▶ **Data block**
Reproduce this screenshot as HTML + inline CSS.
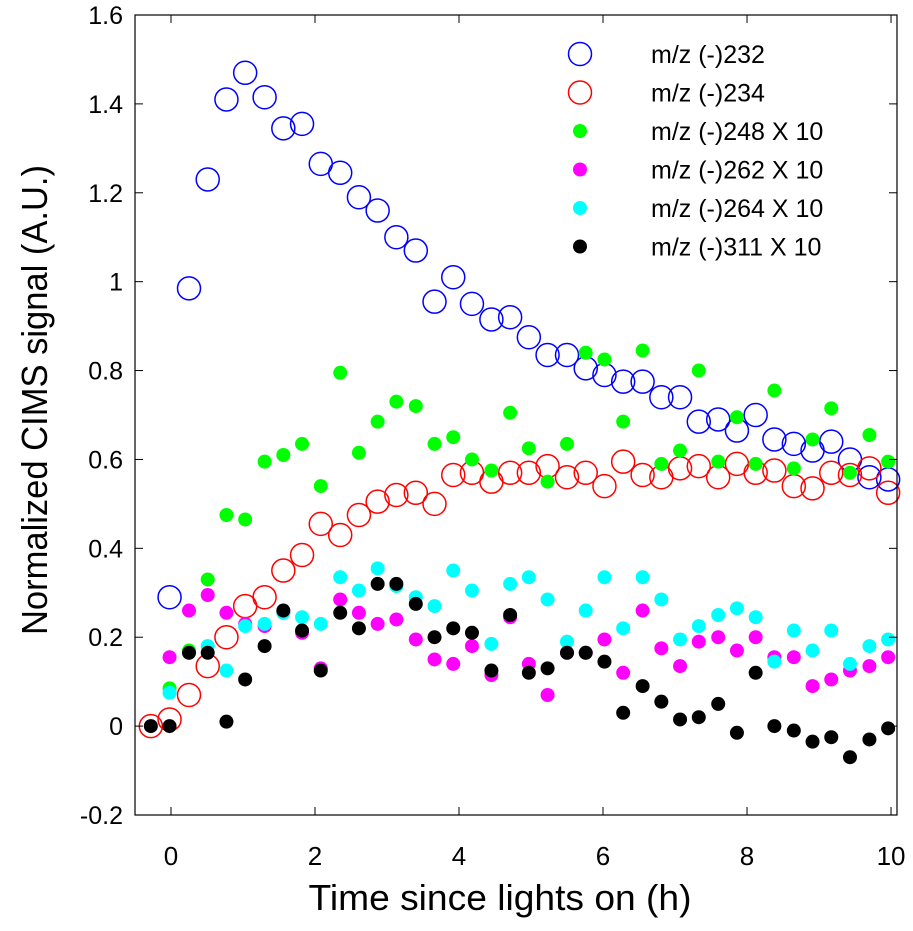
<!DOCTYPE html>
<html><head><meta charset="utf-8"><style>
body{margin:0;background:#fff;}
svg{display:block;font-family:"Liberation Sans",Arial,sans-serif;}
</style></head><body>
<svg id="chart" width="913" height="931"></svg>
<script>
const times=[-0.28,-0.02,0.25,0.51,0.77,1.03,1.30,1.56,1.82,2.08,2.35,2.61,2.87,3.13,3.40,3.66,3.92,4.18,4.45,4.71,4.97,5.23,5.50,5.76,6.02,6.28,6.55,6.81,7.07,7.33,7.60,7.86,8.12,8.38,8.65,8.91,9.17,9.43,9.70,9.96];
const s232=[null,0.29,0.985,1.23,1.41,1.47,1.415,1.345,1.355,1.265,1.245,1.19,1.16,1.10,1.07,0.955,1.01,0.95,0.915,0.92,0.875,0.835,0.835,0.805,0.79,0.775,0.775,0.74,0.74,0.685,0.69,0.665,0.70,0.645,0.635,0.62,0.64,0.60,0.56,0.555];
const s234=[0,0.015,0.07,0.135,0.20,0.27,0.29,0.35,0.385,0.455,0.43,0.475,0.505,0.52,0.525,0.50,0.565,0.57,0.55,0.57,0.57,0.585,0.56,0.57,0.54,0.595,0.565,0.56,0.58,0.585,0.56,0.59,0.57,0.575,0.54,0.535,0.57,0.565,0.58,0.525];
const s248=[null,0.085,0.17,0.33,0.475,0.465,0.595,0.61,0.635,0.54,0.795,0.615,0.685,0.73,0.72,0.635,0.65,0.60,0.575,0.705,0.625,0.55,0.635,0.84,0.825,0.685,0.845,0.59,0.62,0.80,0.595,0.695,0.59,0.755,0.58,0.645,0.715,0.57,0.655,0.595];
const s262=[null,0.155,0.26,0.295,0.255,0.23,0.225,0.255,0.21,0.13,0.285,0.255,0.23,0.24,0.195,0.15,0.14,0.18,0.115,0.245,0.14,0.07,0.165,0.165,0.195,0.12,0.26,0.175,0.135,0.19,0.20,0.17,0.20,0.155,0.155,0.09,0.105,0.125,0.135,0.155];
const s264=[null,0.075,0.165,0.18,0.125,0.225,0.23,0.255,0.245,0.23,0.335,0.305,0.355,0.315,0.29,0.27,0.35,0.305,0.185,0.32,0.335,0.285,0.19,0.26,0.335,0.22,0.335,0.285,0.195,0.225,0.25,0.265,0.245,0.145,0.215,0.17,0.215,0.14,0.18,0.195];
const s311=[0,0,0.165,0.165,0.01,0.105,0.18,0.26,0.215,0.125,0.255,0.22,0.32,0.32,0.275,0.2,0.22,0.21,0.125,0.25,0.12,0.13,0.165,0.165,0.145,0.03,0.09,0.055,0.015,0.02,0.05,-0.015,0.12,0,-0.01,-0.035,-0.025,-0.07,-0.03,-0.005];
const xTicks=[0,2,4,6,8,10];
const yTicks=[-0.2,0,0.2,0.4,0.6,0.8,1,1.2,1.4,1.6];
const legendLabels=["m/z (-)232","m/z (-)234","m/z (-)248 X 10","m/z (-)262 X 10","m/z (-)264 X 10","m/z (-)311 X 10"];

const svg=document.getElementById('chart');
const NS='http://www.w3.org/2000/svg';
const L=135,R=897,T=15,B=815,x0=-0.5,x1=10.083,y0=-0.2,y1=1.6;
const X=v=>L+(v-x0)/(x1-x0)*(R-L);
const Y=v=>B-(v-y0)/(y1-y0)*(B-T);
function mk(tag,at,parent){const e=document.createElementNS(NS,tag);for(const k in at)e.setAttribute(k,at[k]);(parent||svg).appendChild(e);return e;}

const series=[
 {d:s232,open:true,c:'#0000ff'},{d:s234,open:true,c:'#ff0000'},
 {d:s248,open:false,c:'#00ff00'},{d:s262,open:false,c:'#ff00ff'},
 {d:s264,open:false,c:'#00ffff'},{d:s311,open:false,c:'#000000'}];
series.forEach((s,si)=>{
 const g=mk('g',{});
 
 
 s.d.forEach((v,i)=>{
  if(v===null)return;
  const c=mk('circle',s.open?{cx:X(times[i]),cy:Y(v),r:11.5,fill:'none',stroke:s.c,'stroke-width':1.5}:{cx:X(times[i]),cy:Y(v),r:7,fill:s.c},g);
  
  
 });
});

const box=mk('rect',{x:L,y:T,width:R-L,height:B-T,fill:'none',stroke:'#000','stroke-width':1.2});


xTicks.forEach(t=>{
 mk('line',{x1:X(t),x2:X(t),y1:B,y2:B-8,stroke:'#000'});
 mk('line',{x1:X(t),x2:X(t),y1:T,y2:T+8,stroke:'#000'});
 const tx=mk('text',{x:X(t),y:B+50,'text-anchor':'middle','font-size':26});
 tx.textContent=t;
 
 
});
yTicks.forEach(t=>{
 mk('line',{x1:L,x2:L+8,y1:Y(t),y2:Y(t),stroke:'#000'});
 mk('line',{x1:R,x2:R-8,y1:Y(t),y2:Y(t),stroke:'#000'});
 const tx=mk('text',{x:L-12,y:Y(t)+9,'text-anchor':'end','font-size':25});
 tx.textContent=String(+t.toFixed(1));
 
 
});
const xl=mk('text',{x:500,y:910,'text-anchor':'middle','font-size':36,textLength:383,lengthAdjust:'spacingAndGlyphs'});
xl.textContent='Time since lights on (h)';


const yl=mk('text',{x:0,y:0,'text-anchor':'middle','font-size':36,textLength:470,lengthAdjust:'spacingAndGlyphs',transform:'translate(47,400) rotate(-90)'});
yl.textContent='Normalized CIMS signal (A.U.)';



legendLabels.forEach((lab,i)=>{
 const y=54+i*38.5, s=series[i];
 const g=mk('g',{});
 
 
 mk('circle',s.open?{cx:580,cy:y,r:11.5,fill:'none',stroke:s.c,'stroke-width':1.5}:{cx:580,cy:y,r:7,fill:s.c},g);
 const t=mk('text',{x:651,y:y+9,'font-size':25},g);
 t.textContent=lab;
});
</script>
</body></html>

▶ **Objective**
Repeat the material above verbatim. Leave the pictures behind.

▶ **Full response**
Reproduce this screenshot as HTML + inline CSS.
<!DOCTYPE html>
<html><head><meta charset="utf-8"><style>
body{margin:0;background:#fff;}
svg{display:block;font-family:"Liberation Sans",Arial,sans-serif;}
</style></head><body>
<svg id="chart" width="913" height="931"></svg>
<script>
const times=[-0.28,-0.02,0.25,0.51,0.77,1.03,1.30,1.56,1.82,2.08,2.35,2.61,2.87,3.13,3.40,3.66,3.92,4.18,4.45,4.71,4.97,5.23,5.50,5.76,6.02,6.28,6.55,6.81,7.07,7.33,7.60,7.86,8.12,8.38,8.65,8.91,9.17,9.43,9.70,9.96];
const s232=[null,0.29,0.985,1.23,1.41,1.47,1.415,1.345,1.355,1.265,1.245,1.19,1.16,1.10,1.07,0.955,1.01,0.95,0.915,0.92,0.875,0.835,0.835,0.805,0.79,0.775,0.775,0.74,0.74,0.685,0.69,0.665,0.70,0.645,0.635,0.62,0.64,0.60,0.56,0.555];
const s234=[0,0.015,0.07,0.135,0.20,0.27,0.29,0.35,0.385,0.455,0.43,0.475,0.505,0.52,0.525,0.50,0.565,0.57,0.55,0.57,0.57,0.585,0.56,0.57,0.54,0.595,0.565,0.56,0.58,0.585,0.56,0.59,0.57,0.575,0.54,0.535,0.57,0.565,0.58,0.525];
const s248=[null,0.085,0.17,0.33,0.475,0.465,0.595,0.61,0.635,0.54,0.795,0.615,0.685,0.73,0.72,0.635,0.65,0.60,0.575,0.705,0.625,0.55,0.635,0.84,0.825,0.685,0.845,0.59,0.62,0.80,0.595,0.695,0.59,0.755,0.58,0.645,0.715,0.57,0.655,0.595];
const s262=[null,0.155,0.26,0.295,0.255,0.23,0.225,0.255,0.21,0.13,0.285,0.255,0.23,0.24,0.195,0.15,0.14,0.18,0.115,0.245,0.14,0.07,0.165,0.165,0.195,0.12,0.26,0.175,0.135,0.19,0.20,0.17,0.20,0.155,0.155,0.09,0.105,0.125,0.135,0.155];
const s264=[null,0.075,0.165,0.18,0.125,0.225,0.23,0.255,0.245,0.23,0.335,0.305,0.355,0.315,0.29,0.27,0.35,0.305,0.185,0.32,0.335,0.285,0.19,0.26,0.335,0.22,0.335,0.285,0.195,0.225,0.25,0.265,0.245,0.145,0.215,0.17,0.215,0.14,0.18,0.195];
const s311=[0,0,0.165,0.165,0.01,0.105,0.18,0.26,0.215,0.125,0.255,0.22,0.32,0.32,0.275,0.2,0.22,0.21,0.125,0.25,0.12,0.13,0.165,0.165,0.145,0.03,0.09,0.055,0.015,0.02,0.05,-0.015,0.12,0,-0.01,-0.035,-0.025,-0.07,-0.03,-0.005];
const xTicks=[0,2,4,6,8,10];
const yTicks=[-0.2,0,0.2,0.4,0.6,0.8,1,1.2,1.4,1.6];
const legendLabels=["m/z (-)232","m/z (-)234","m/z (-)248 X 10","m/z (-)262 X 10","m/z (-)264 X 10","m/z (-)311 X 10"];

const svg=document.getElementById('chart');
const NS='http://www.w3.org/2000/svg';
const L=135,R=897,T=15,B=815,x0=-0.5,x1=10.083,y0=-0.2,y1=1.6;
const X=v=>L+(v-x0)/(x1-x0)*(R-L);
const Y=v=>B-(v-y0)/(y1-y0)*(B-T);
function mk(tag,at,parent){const e=document.createElementNS(NS,tag);for(const k in at)e.setAttribute(k,at[k]);(parent||svg).appendChild(e);return e;}

const series=[
 {d:s232,open:true,c:'#0000ff'},{d:s234,open:true,c:'#ff0000'},
 {d:s248,open:false,c:'#00ff00'},{d:s262,open:false,c:'#ff00ff'},
 {d:s264,open:false,c:'#00ffff'},{d:s311,open:false,c:'#000000'}];
series.forEach((s,si)=>{
 const g=mk('g',{});
 
 
 s.d.forEach((v,i)=>{
  if(v===null)return;
  const c=mk('circle',s.open?{cx:X(times[i]),cy:Y(v),r:11.5,fill:'none',stroke:s.c,'stroke-width':1.5}:{cx:X(times[i]),cy:Y(v),r:7,fill:s.c},g);
  
  
 });
});

const box=mk('rect',{x:L,y:T,width:R-L,height:B-T,fill:'none',stroke:'#000','stroke-width':1.2});


xTicks.forEach(t=>{
 mk('line',{x1:X(t),x2:X(t),y1:B,y2:B-8,stroke:'#000'});
 mk('line',{x1:X(t),x2:X(t),y1:T,y2:T+8,stroke:'#000'});
 const tx=mk('text',{x:X(t),y:B+50,'text-anchor':'middle','font-size':26});
 tx.textContent=t;
 
 
});
yTicks.forEach(t=>{
 mk('line',{x1:L,x2:L+8,y1:Y(t),y2:Y(t),stroke:'#000'});
 mk('line',{x1:R,x2:R-8,y1:Y(t),y2:Y(t),stroke:'#000'});
 const tx=mk('text',{x:L-12,y:Y(t)+9,'text-anchor':'end','font-size':25});
 tx.textContent=String(+t.toFixed(1));
 
 
});
const xl=mk('text',{x:500,y:910,'text-anchor':'middle','font-size':36,textLength:383,lengthAdjust:'spacingAndGlyphs'});
xl.textContent='Time since lights on (h)';


const yl=mk('text',{x:0,y:0,'text-anchor':'middle','font-size':36,textLength:470,lengthAdjust:'spacingAndGlyphs',transform:'translate(47,400) rotate(-90)'});
yl.textContent='Normalized CIMS signal (A.U.)';



legendLabels.forEach((lab,i)=>{
 const y=54+i*38.5, s=series[i];
 const g=mk('g',{});
 
 
 mk('circle',s.open?{cx:580,cy:y,r:11.5,fill:'none',stroke:s.c,'stroke-width':1.5}:{cx:580,cy:y,r:7,fill:s.c},g);
 const t=mk('text',{x:651,y:y+9,'font-size':25},g);
 t.textContent=lab;
});
</script>
</body></html>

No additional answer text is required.